Temperature versus acceleration: the Unruh effect for holographic models

TL;DR

This paper investigates how acceleration and velocity influence the perceived temperature in holographic models, revealing that acceleration enhances meson melting and that moving observers measure velocity-dependent temperatures, with implications for black hole backgrounds.

Contribution

It demonstrates that acceleration affects meson screening lengths and clarifies the origin of velocity-dependent temperatures in holographic models, providing new insights into Unruh effects in these settings.

Findings

Accelerated strings have smaller screening lengths than static ones at the same Unruh temperature.

Velocity dependence of screening length arises from observer motion in black hole backgrounds.
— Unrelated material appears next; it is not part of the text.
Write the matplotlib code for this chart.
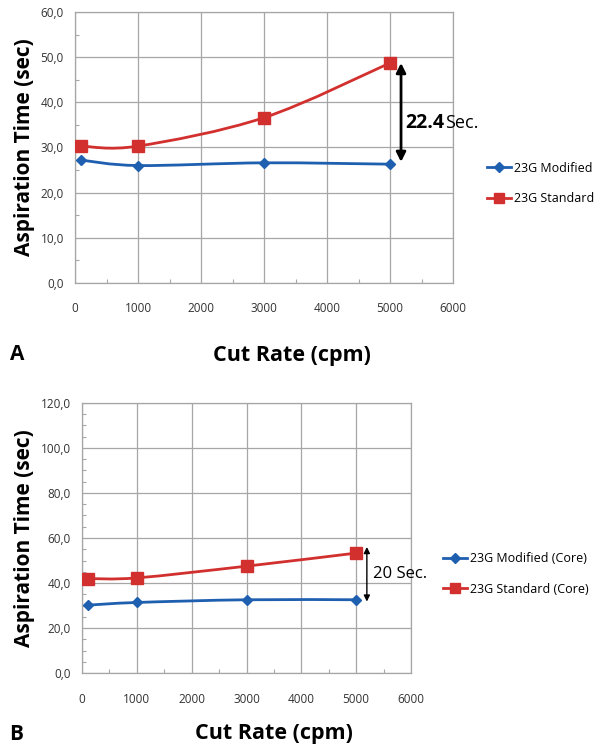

Accelerated particles in AdS black holes experience increasing temperature over time.

Abstract

We analyse the effect of velocity and acceleration on the temperature felt by particles and strings in backgrounds relevant in holographic models. First, we compare accelerated strings and strings at finite temperature. We find that for fixed Unruh temperature felt by the string endpoints, the screening length is smaller for the accelerated Wilson loop than for the static one in a thermal background of the same temperature; hence acceleration provides a "more efficient" mechanism for melting of mesons. Secondly, we show that the velocity-dependence of the screening length of the colour force, previously obtained from a moving Wilson loop in a finite temperature background, is not specific for the string, but is a consequence of the generic fact that an observer which moves with constant velocity in a black hole background measures a velocity-dependent temperature. Finally, we analyse accelerated particles and strings in the AdS black hole background, and show that these feel a temperature which increases as a function of time. As a byproduct of our analysis we find a global Minkowski embedding for the planar AdS black hole.